Set exercise
Transcribe the listing that follows in full, omitting pictures.

Data provided
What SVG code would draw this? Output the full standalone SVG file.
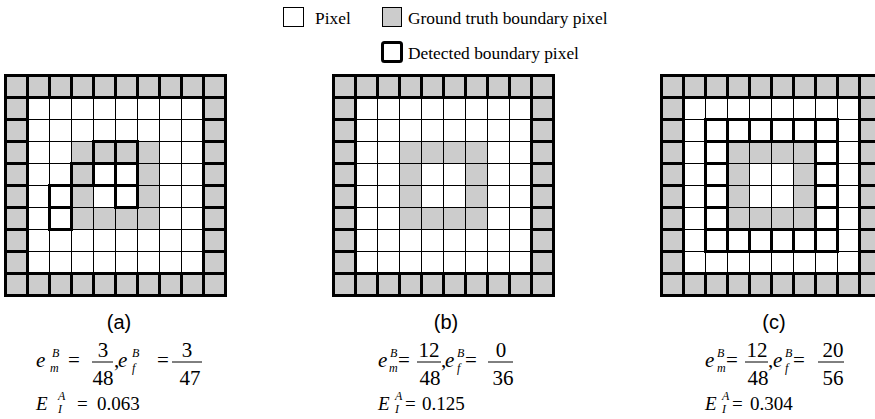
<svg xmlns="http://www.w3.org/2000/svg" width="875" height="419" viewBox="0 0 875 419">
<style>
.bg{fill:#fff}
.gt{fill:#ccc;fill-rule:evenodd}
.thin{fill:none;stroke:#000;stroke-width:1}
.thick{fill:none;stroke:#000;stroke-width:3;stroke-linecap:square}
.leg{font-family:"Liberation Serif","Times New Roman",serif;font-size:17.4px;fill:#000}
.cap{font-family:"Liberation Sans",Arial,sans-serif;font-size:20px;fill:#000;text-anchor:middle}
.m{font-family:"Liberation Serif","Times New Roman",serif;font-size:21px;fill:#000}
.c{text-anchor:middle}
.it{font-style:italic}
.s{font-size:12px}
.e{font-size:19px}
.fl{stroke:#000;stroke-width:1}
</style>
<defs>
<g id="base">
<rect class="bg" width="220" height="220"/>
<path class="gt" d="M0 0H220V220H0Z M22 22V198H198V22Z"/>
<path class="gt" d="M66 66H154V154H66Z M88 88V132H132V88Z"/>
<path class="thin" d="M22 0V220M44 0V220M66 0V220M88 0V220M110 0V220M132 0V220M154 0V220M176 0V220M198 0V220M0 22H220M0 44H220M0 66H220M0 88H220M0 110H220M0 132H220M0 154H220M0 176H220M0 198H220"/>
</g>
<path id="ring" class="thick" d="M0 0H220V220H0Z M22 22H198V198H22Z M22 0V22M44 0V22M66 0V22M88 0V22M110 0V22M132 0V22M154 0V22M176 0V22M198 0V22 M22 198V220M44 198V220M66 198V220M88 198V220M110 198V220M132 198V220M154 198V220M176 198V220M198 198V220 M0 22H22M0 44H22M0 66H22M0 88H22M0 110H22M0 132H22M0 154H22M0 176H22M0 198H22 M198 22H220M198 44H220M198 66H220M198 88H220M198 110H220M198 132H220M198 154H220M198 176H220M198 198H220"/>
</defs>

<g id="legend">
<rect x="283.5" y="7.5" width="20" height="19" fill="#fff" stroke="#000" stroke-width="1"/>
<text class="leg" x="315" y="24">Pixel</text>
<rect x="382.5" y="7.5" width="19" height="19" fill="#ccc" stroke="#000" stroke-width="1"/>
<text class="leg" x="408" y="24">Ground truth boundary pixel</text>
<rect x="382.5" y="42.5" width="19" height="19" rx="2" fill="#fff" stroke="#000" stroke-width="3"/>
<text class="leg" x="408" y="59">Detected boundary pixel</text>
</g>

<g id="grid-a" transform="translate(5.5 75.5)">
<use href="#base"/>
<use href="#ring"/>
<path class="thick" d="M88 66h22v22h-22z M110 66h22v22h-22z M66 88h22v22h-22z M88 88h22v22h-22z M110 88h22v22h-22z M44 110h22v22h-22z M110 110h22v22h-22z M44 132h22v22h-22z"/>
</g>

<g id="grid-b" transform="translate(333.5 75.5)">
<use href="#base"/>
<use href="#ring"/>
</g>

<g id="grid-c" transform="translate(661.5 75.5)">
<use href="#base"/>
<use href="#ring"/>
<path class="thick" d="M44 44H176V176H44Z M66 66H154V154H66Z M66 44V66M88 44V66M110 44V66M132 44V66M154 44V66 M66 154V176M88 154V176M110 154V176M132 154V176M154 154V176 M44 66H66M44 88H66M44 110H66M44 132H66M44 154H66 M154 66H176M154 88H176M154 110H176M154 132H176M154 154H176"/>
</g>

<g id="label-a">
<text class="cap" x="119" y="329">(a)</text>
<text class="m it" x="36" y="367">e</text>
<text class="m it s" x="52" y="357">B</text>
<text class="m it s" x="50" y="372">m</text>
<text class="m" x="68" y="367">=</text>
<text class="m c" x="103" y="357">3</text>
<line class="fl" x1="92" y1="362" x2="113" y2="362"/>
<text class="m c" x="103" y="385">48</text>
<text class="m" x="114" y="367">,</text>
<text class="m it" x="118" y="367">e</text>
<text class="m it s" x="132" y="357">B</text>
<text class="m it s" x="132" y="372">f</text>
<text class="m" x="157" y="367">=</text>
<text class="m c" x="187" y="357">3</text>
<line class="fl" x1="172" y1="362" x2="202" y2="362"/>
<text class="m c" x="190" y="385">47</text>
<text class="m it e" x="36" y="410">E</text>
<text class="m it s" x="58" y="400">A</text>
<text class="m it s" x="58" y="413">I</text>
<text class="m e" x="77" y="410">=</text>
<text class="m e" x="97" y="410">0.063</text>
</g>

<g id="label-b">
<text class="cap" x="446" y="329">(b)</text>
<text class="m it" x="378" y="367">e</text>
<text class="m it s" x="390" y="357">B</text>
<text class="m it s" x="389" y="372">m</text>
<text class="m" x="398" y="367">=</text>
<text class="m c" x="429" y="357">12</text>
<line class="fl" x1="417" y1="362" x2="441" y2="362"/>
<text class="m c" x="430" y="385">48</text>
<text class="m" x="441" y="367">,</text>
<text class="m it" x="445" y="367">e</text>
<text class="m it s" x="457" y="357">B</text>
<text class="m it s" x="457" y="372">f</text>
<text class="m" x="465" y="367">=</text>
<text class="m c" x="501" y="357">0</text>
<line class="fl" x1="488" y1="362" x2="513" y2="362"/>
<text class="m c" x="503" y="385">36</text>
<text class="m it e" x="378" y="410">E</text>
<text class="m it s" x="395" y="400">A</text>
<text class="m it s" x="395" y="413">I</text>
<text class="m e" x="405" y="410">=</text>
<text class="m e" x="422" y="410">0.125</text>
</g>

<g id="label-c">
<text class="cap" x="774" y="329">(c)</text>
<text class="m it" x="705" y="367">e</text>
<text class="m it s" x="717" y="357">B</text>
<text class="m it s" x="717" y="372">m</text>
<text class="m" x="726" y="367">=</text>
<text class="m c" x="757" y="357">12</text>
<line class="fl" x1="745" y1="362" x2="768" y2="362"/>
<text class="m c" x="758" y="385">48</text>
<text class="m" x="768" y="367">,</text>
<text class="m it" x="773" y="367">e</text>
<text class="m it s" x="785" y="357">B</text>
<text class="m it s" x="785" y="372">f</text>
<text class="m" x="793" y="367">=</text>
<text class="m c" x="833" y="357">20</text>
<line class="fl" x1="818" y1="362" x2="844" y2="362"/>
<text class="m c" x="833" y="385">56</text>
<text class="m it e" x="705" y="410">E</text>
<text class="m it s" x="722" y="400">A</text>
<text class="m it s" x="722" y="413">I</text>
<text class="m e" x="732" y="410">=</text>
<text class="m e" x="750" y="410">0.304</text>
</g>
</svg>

Reply to the exercise
What SVG code would draw this? Output the full standalone SVG file.
<svg xmlns="http://www.w3.org/2000/svg" width="875" height="419" viewBox="0 0 875 419">
<style>
.bg{fill:#fff}
.gt{fill:#ccc;fill-rule:evenodd}
.thin{fill:none;stroke:#000;stroke-width:1}
.thick{fill:none;stroke:#000;stroke-width:3;stroke-linecap:square}
.leg{font-family:"Liberation Serif","Times New Roman",serif;font-size:17.4px;fill:#000}
.cap{font-family:"Liberation Sans",Arial,sans-serif;font-size:20px;fill:#000;text-anchor:middle}
.m{font-family:"Liberation Serif","Times New Roman",serif;font-size:21px;fill:#000}
.c{text-anchor:middle}
.it{font-style:italic}
.s{font-size:12px}
.e{font-size:19px}
.fl{stroke:#000;stroke-width:1}
</style>
<defs>
<g id="base">
<rect class="bg" width="220" height="220"/>
<path class="gt" d="M0 0H220V220H0Z M22 22V198H198V22Z"/>
<path class="gt" d="M66 66H154V154H66Z M88 88V132H132V88Z"/>
<path class="thin" d="M22 0V220M44 0V220M66 0V220M88 0V220M110 0V220M132 0V220M154 0V220M176 0V220M198 0V220M0 22H220M0 44H220M0 66H220M0 88H220M0 110H220M0 132H220M0 154H220M0 176H220M0 198H220"/>
</g>
<path id="ring" class="thick" d="M0 0H220V220H0Z M22 22H198V198H22Z M22 0V22M44 0V22M66 0V22M88 0V22M110 0V22M132 0V22M154 0V22M176 0V22M198 0V22 M22 198V220M44 198V220M66 198V220M88 198V220M110 198V220M132 198V220M154 198V220M176 198V220M198 198V220 M0 22H22M0 44H22M0 66H22M0 88H22M0 110H22M0 132H22M0 154H22M0 176H22M0 198H22 M198 22H220M198 44H220M198 66H220M198 88H220M198 110H220M198 132H220M198 154H220M198 176H220M198 198H220"/>
</defs>

<g id="legend">
<rect x="283.5" y="7.5" width="20" height="19" fill="#fff" stroke="#000" stroke-width="1"/>
<text class="leg" x="315" y="24">Pixel</text>
<rect x="382.5" y="7.5" width="19" height="19" fill="#ccc" stroke="#000" stroke-width="1"/>
<text class="leg" x="408" y="24">Ground truth boundary pixel</text>
<rect x="382.5" y="42.5" width="19" height="19" rx="2" fill="#fff" stroke="#000" stroke-width="3"/>
<text class="leg" x="408" y="59">Detected boundary pixel</text>
</g>

<g id="grid-a" transform="translate(5.5 75.5)">
<use href="#base"/>
<use href="#ring"/>
<path class="thick" d="M88 66h22v22h-22z M110 66h22v22h-22z M66 88h22v22h-22z M88 88h22v22h-22z M110 88h22v22h-22z M44 110h22v22h-22z M110 110h22v22h-22z M44 132h22v22h-22z"/>
</g>

<g id="grid-b" transform="translate(333.5 75.5)">
<use href="#base"/>
<use href="#ring"/>
</g>

<g id="grid-c" transform="translate(661.5 75.5)">
<use href="#base"/>
<use href="#ring"/>
<path class="thick" d="M44 44H176V176H44Z M66 66H154V154H66Z M66 44V66M88 44V66M110 44V66M132 44V66M154 44V66 M66 154V176M88 154V176M110 154V176M132 154V176M154 154V176 M44 66H66M44 88H66M44 110H66M44 132H66M44 154H66 M154 66H176M154 88H176M154 110H176M154 132H176M154 154H176"/>
</g>

<g id="label-a">
<text class="cap" x="119" y="329">(a)</text>
<text class="m it" x="36" y="367">e</text>
<text class="m it s" x="52" y="357">B</text>
<text class="m it s" x="50" y="372">m</text>
<text class="m" x="68" y="367">=</text>
<text class="m c" x="103" y="357">3</text>
<line class="fl" x1="92" y1="362" x2="113" y2="362"/>
<text class="m c" x="103" y="385">48</text>
<text class="m" x="114" y="367">,</text>
<text class="m it" x="118" y="367">e</text>
<text class="m it s" x="132" y="357">B</text>
<text class="m it s" x="132" y="372">f</text>
<text class="m" x="157" y="367">=</text>
<text class="m c" x="187" y="357">3</text>
<line class="fl" x1="172" y1="362" x2="202" y2="362"/>
<text class="m c" x="190" y="385">47</text>
<text class="m it e" x="36" y="410">E</text>
<text class="m it s" x="58" y="400">A</text>
<text class="m it s" x="58" y="413">I</text>
<text class="m e" x="77" y="410">=</text>
<text class="m e" x="97" y="410">0.063</text>
</g>

<g id="label-b">
<text class="cap" x="446" y="329">(b)</text>
<text class="m it" x="378" y="367">e</text>
<text class="m it s" x="390" y="357">B</text>
<text class="m it s" x="389" y="372">m</text>
<text class="m" x="398" y="367">=</text>
<text class="m c" x="429" y="357">12</text>
<line class="fl" x1="417" y1="362" x2="441" y2="362"/>
<text class="m c" x="430" y="385">48</text>
<text class="m" x="441" y="367">,</text>
<text class="m it" x="445" y="367">e</text>
<text class="m it s" x="457" y="357">B</text>
<text class="m it s" x="457" y="372">f</text>
<text class="m" x="465" y="367">=</text>
<text class="m c" x="501" y="357">0</text>
<line class="fl" x1="488" y1="362" x2="513" y2="362"/>
<text class="m c" x="503" y="385">36</text>
<text class="m it e" x="378" y="410">E</text>
<text class="m it s" x="395" y="400">A</text>
<text class="m it s" x="395" y="413">I</text>
<text class="m e" x="405" y="410">=</text>
<text class="m e" x="422" y="410">0.125</text>
</g>

<g id="label-c">
<text class="cap" x="774" y="329">(c)</text>
<text class="m it" x="705" y="367">e</text>
<text class="m it s" x="717" y="357">B</text>
<text class="m it s" x="717" y="372">m</text>
<text class="m" x="726" y="367">=</text>
<text class="m c" x="757" y="357">12</text>
<line class="fl" x1="745" y1="362" x2="768" y2="362"/>
<text class="m c" x="758" y="385">48</text>
<text class="m" x="768" y="367">,</text>
<text class="m it" x="773" y="367">e</text>
<text class="m it s" x="785" y="357">B</text>
<text class="m it s" x="785" y="372">f</text>
<text class="m" x="793" y="367">=</text>
<text class="m c" x="833" y="357">20</text>
<line class="fl" x1="818" y1="362" x2="844" y2="362"/>
<text class="m c" x="833" y="385">56</text>
<text class="m it e" x="705" y="410">E</text>
<text class="m it s" x="722" y="400">A</text>
<text class="m it s" x="722" y="413">I</text>
<text class="m e" x="732" y="410">=</text>
<text class="m e" x="750" y="410">0.304</text>
</g>
</svg>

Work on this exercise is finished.